─── AVAILABLE DATA ───

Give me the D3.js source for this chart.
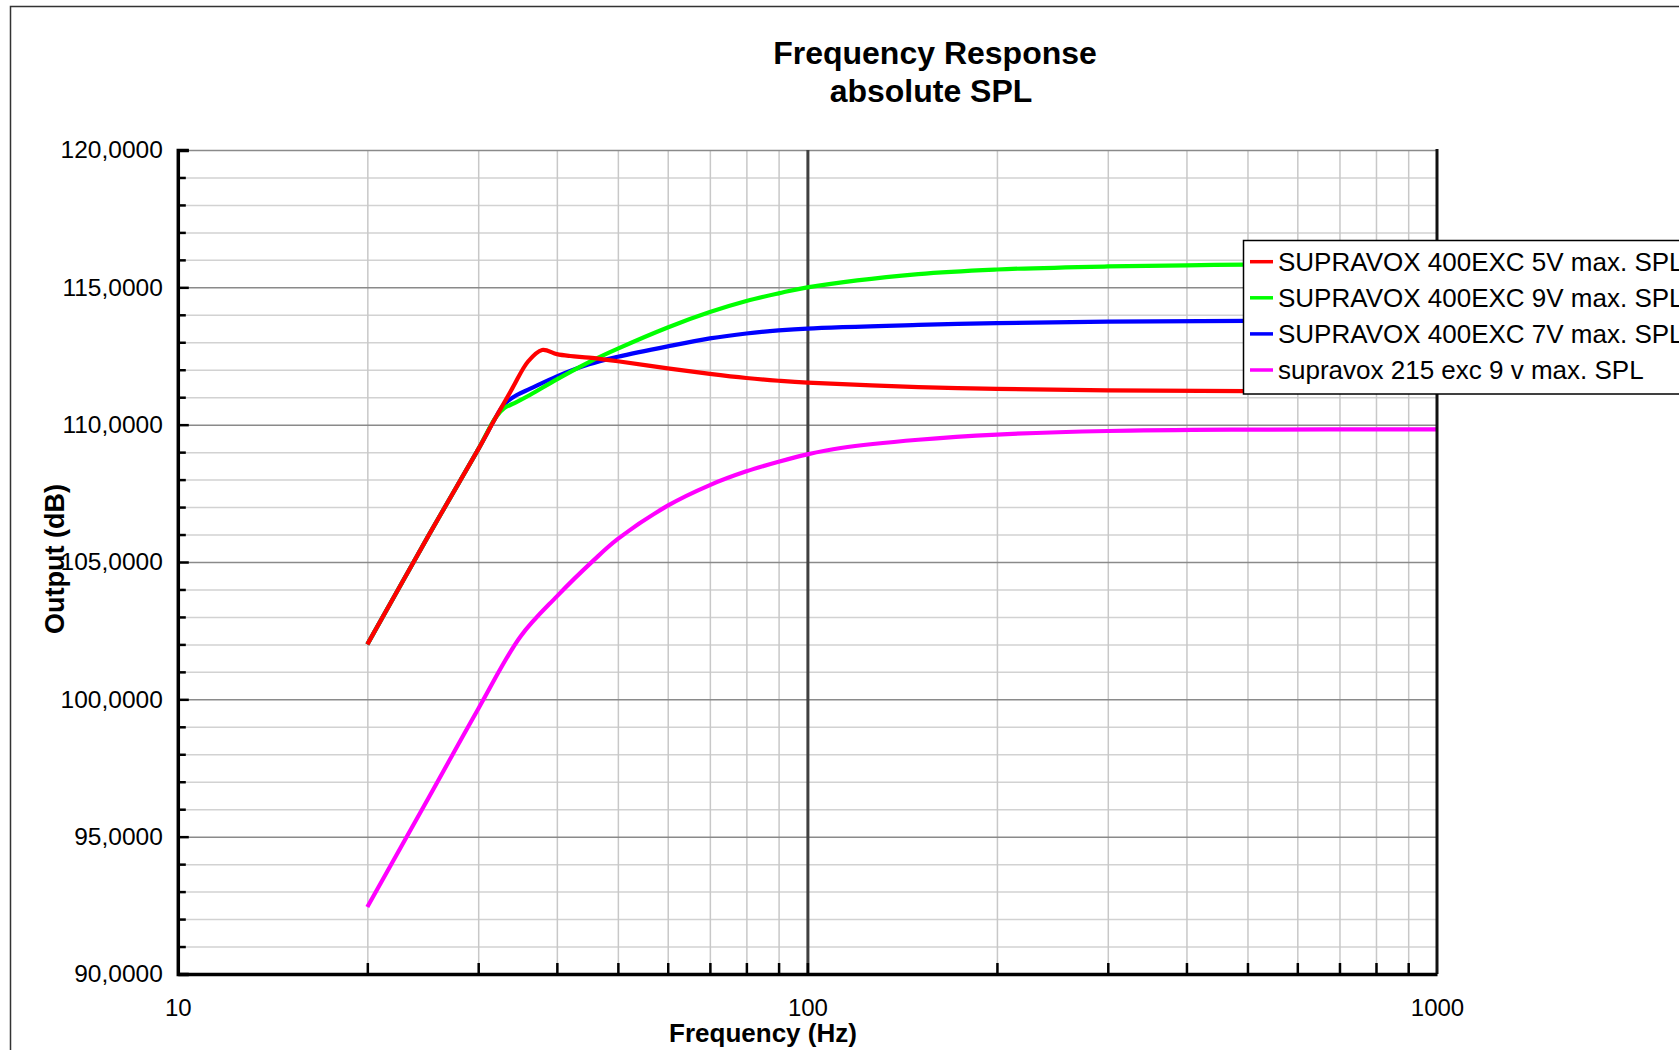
<!DOCTYPE html>
<html><head><meta charset="utf-8">
<script src="https://cdn.jsdelivr.net/npm/d3@7"></script>
<style>body{margin:0;background:#fff;overflow:hidden} text{font-family:"Liberation Sans",Arial,sans-serif;fill:#000}</style>
</head><body><svg id="c" width="1679" height="1050"></svg>
<script>
// ---- data ----
const seriesNames = [
  "SUPRAVOX 400EXC 5V max. SPL",
  "SUPRAVOX 400EXC 9V max. SPL",
  "SUPRAVOX 400EXC 7V max. SPL",
  "supravox 215 exc 9 v max. SPL"
];
const seriesColors = ["#ff0000", "#00ff00", "#0000ff", "#ff00ff"];

const red5V_f  = [20, 25, 30, 32, 34, 36, 37.9, 40, 42, 45, 50, 60, 70, 80, 90, 100, 150, 200, 300, 500, 1000];
const red5V_db = [102.0, 105.95, 109.1, 110.27, 111.33, 112.3, 112.72, 112.57, 112.5, 112.44, 112.31, 112.05, 111.85, 111.7, 111.6, 111.53, 111.37, 111.3, 111.25, 111.22, 111.2];

const green9V_f  = [20, 25, 30, 32, 33, 34.5, 36.3, 40, 45, 50, 60, 70, 80, 90, 100, 150, 200, 300, 400, 500, 700, 1000];
const green9V_db = [102.0, 105.95, 109.1, 110.27, 110.6, 110.82, 111.09, 111.65, 112.28, 112.77, 113.54, 114.1, 114.5, 114.78, 115.0, 115.48, 115.65, 115.76, 115.8, 115.83, 115.85, 115.86];

const blue7V_f  = [20, 25, 30, 32, 33, 34.5, 36.3, 40, 45, 50, 60, 70, 80, 90, 100, 150, 200, 300, 500, 1000];
const blue7V_db = [102.0, 105.95, 109.1, 110.27, 110.75, 111.07, 111.31, 111.76, 112.2, 112.47, 112.85, 113.14, 113.32, 113.43, 113.5, 113.63, 113.7, 113.75, 113.78, 113.8];

const mag215_f  = [20, 25, 30, 35, 40, 45.7, 50, 60, 70, 80, 90, 100, 113, 150, 200, 300, 500, 1000];
const mag215_db = [92.44, 96.4, 99.65, 102.28, 103.75, 105.05, 105.84, 107.05, 107.8, 108.3, 108.65, 108.92, 109.15, 109.45, 109.64, 109.77, 109.82, 109.83];

const xTickLabels = [10, 100, 1000];
const xMinorTicks = [20, 30, 40, 50, 60, 70, 80, 90, 200, 300, 400, 500, 600, 700, 800, 900];
const yTickLabels = [90, 95, 100, 105, 110, 115, 120];
const yMinorTicks = d3.range(91, 120).filter(v => v % 5 !== 0);

// ---- layout ----
const svg = d3.select("#c");
const P = {left: 177.8, right: 1437, top: 150, bottom: 974};
const x = d3.scaleLog().domain([10, 1000]).range([P.left, P.right]);
const y = d3.scaleLinear().domain([90, 120]).range([P.bottom, P.top]);
const PW = P.right - P.left, PH = P.bottom - P.top;

svg.append("rect").attr("width", 1679).attr("height", 1050).attr("fill", "#fff");
// outer frame
svg.append("path").attr("d", "M1679,6.5H10.5V1050").attr("fill", "none").attr("stroke", "#333").attr("stroke-width", 1.5);

// grid: horizontal minor
svg.append("g").attr("transform", `translate(${P.left},0)`)
  .call(d3.axisLeft(y).tickValues(yMinorTicks).tickSize(-PW).tickFormat(""))
  .call(g => g.select(".domain").remove())
  .call(g => g.selectAll("line").attr("stroke", "#d2d2d2").attr("stroke-width", 1.5));
// grid: vertical minor
svg.append("g").attr("transform", `translate(0,${P.bottom})`)
  .call(d3.axisBottom(x).tickValues(xMinorTicks).tickSize(-PH).tickFormat(""))
  .call(g => g.select(".domain").remove())
  .call(g => g.selectAll("line").attr("stroke", "#c8c8c8").attr("stroke-width", 1.5));
// grid: horizontal major
svg.append("g").attr("transform", `translate(${P.left},0)`)
  .call(d3.axisLeft(y).tickValues(yTickLabels).tickSize(-PW).tickFormat(""))
  .call(g => g.select(".domain").remove())
  .call(g => g.selectAll("line").attr("stroke", "#8a8a8a").attr("stroke-width", 1.5));
// grid: 100 Hz decade line
svg.append("g").attr("transform", `translate(0,${P.bottom})`)
  .call(d3.axisBottom(x).tickValues([100]).tickSize(-PH).tickFormat(""))
  .call(g => g.select(".domain").remove())
  .call(g => g.selectAll("line").attr("stroke", "#404040").attr("stroke-width", 3));

// series lines
const lineGen = d3.line().x(d => x(d[0])).y(d => y(d[1])).curve(d3.curveCatmullRom.alpha(0.5));
const series = [
  {f: red5V_f, db: red5V_db, c: seriesColors[0]},
  {f: green9V_f, db: green9V_db, c: seriesColors[1]},
  {f: blue7V_f, db: blue7V_db, c: seriesColors[2]},
  {f: mag215_f, db: mag215_db, c: seriesColors[3]}
];
const drawOrder = [3, 2, 1, 0];
drawOrder.forEach(i => {
  const s = series[i];
  svg.append("path").datum(s.f.map((f, k) => [f, s.db[k]]))
    .attr("d", lineGen).attr("fill", "none").attr("stroke", s.c)
    .attr("stroke-width", 4.2).attr("stroke-linejoin", "round");
});

// right frame line
svg.append("line").attr("x1", P.right).attr("x2", P.right).attr("y1", P.top - 1).attr("y2", P.bottom)
  .attr("stroke", "#111").attr("stroke-width", 3);

// left axis ticks (inward)
svg.append("g").attr("transform", `translate(${P.left},0)`)
  .call(d3.axisLeft(y).tickValues(yMinorTicks).tickSize(-8).tickFormat(""))
  .call(g => g.select(".domain").remove())
  .call(g => g.selectAll("line").attr("stroke", "#000").attr("stroke-width", 2.5));
svg.append("g").attr("transform", `translate(${P.left},0)`)
  .call(d3.axisLeft(y).tickValues(yTickLabels).tickSize(-11).tickPadding(15)
        .tickFormat(d => d.toFixed(4).replace(".", ",")))
  .call(g => g.select(".domain").attr("stroke", "#000").attr("stroke-width", 3.5))
  .call(g => g.selectAll("line").attr("stroke", "#000").attr("stroke-width", 2.5))
  .call(g => g.selectAll("text").attr("font-size", 24.5).attr("fill", "#000"));

// bottom axis
svg.append("g").attr("transform", `translate(0,${P.bottom})`)
  .call(d3.axisBottom(x).tickValues(xMinorTicks.concat([100])).tickSize(-11).tickFormat(""))
  .call(g => g.select(".domain").remove())
  .call(g => g.selectAll("line").attr("stroke", "#000").attr("stroke-width", 2.5));
svg.append("g").attr("transform", `translate(0,${P.bottom})`)
  .call(d3.axisBottom(x).tickValues(xTickLabels).tickSize(0).tickPadding(25).tickFormat(d3.format("d")))
  .call(g => g.select(".domain").attr("stroke", "#000").attr("stroke-width", 3.5))
  .call(g => g.selectAll("text").attr("font-size", 24).attr("fill", "#000"));

// titles
svg.append("text").attr("x", 935).attr("y", 64).attr("text-anchor", "middle")
  .attr("font-size", 32).attr("font-weight", "bold").text("Frequency Response");
svg.append("text").attr("x", 931).attr("y", 102).attr("text-anchor", "middle")
  .attr("font-size", 32).attr("font-weight", "bold").text("absolute SPL");
svg.append("text").attr("x", 763).attr("y", 1042).attr("text-anchor", "middle")
  .attr("font-size", 26).attr("font-weight", "bold").text("Frequency (Hz)");
svg.append("text").attr("transform", "translate(55,559) rotate(-90)").attr("text-anchor", "middle")
  .attr("dy", "0.35em").attr("font-size", 27).attr("font-weight", "bold").text("Output (dB)");

// legend
const lg = svg.append("g").attr("transform", "translate(1243.5,240.5)");
lg.append("rect").attr("width", 460).attr("height", 153.5).attr("fill", "#fff")
  .attr("stroke", "#000").attr("stroke-width", 1.5);
const rowY = d3.scaleLinear().domain([0, 3]).range([21.2, 129.5]);
seriesNames.forEach((n, i) => {
  lg.append("line").attr("x1", 6.5).attr("x2", 29.5).attr("y1", rowY(i)).attr("y2", rowY(i))
    .attr("stroke", seriesColors[i]).attr("stroke-width", 3.5);
  lg.append("text").attr("x", 34.5).attr("y", rowY(i)).attr("dy", "0.36em")
    .attr("font-size", 26).text(n);
});
</script></body></html>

───

▶ [TASK REQUIREMENTS]
Repeat, word for word and with no pictures, only the lines running from the beginning of the data to the line that contains "113.75, 113.78, 113.8];".

▶ [THE SOLUTION]
Give me the D3.js source for this chart.
<!DOCTYPE html>
<html><head><meta charset="utf-8">
<script src="https://cdn.jsdelivr.net/npm/d3@7"></script>
<style>body{margin:0;background:#fff;overflow:hidden} text{font-family:"Liberation Sans",Arial,sans-serif;fill:#000}</style>
</head><body><svg id="c" width="1679" height="1050"></svg>
<script>
// ---- data ----
const seriesNames = [
  "SUPRAVOX 400EXC 5V max. SPL",
  "SUPRAVOX 400EXC 9V max. SPL",
  "SUPRAVOX 400EXC 7V max. SPL",
  "supravox 215 exc 9 v max. SPL"
];
const seriesColors = ["#ff0000", "#00ff00", "#0000ff", "#ff00ff"];

const red5V_f  = [20, 25, 30, 32, 34, 36, 37.9, 40, 42, 45, 50, 60, 70, 80, 90, 100, 150, 200, 300, 500, 1000];
const red5V_db = [102.0, 105.95, 109.1, 110.27, 111.33, 112.3, 112.72, 112.57, 112.5, 112.44, 112.31, 112.05, 111.85, 111.7, 111.6, 111.53, 111.37, 111.3, 111.25, 111.22, 111.2];

const green9V_f  = [20, 25, 30, 32, 33, 34.5, 36.3, 40, 45, 50, 60, 70, 80, 90, 100, 150, 200, 300, 400, 500, 700, 1000];
const green9V_db = [102.0, 105.95, 109.1, 110.27, 110.6, 110.82, 111.09, 111.65, 112.28, 112.77, 113.54, 114.1, 114.5, 114.78, 115.0, 115.48, 115.65, 115.76, 115.8, 115.83, 115.85, 115.86];

const blue7V_f  = [20, 25, 30, 32, 33, 34.5, 36.3, 40, 45, 50, 60, 70, 80, 90, 100, 150, 200, 300, 500, 1000];
const blue7V_db = [102.0, 105.95, 109.1, 110.27, 110.75, 111.07, 111.31, 111.76, 112.2, 112.47, 112.85, 113.14, 113.32, 113.43, 113.5, 113.63, 113.7, 113.75, 113.78, 113.8];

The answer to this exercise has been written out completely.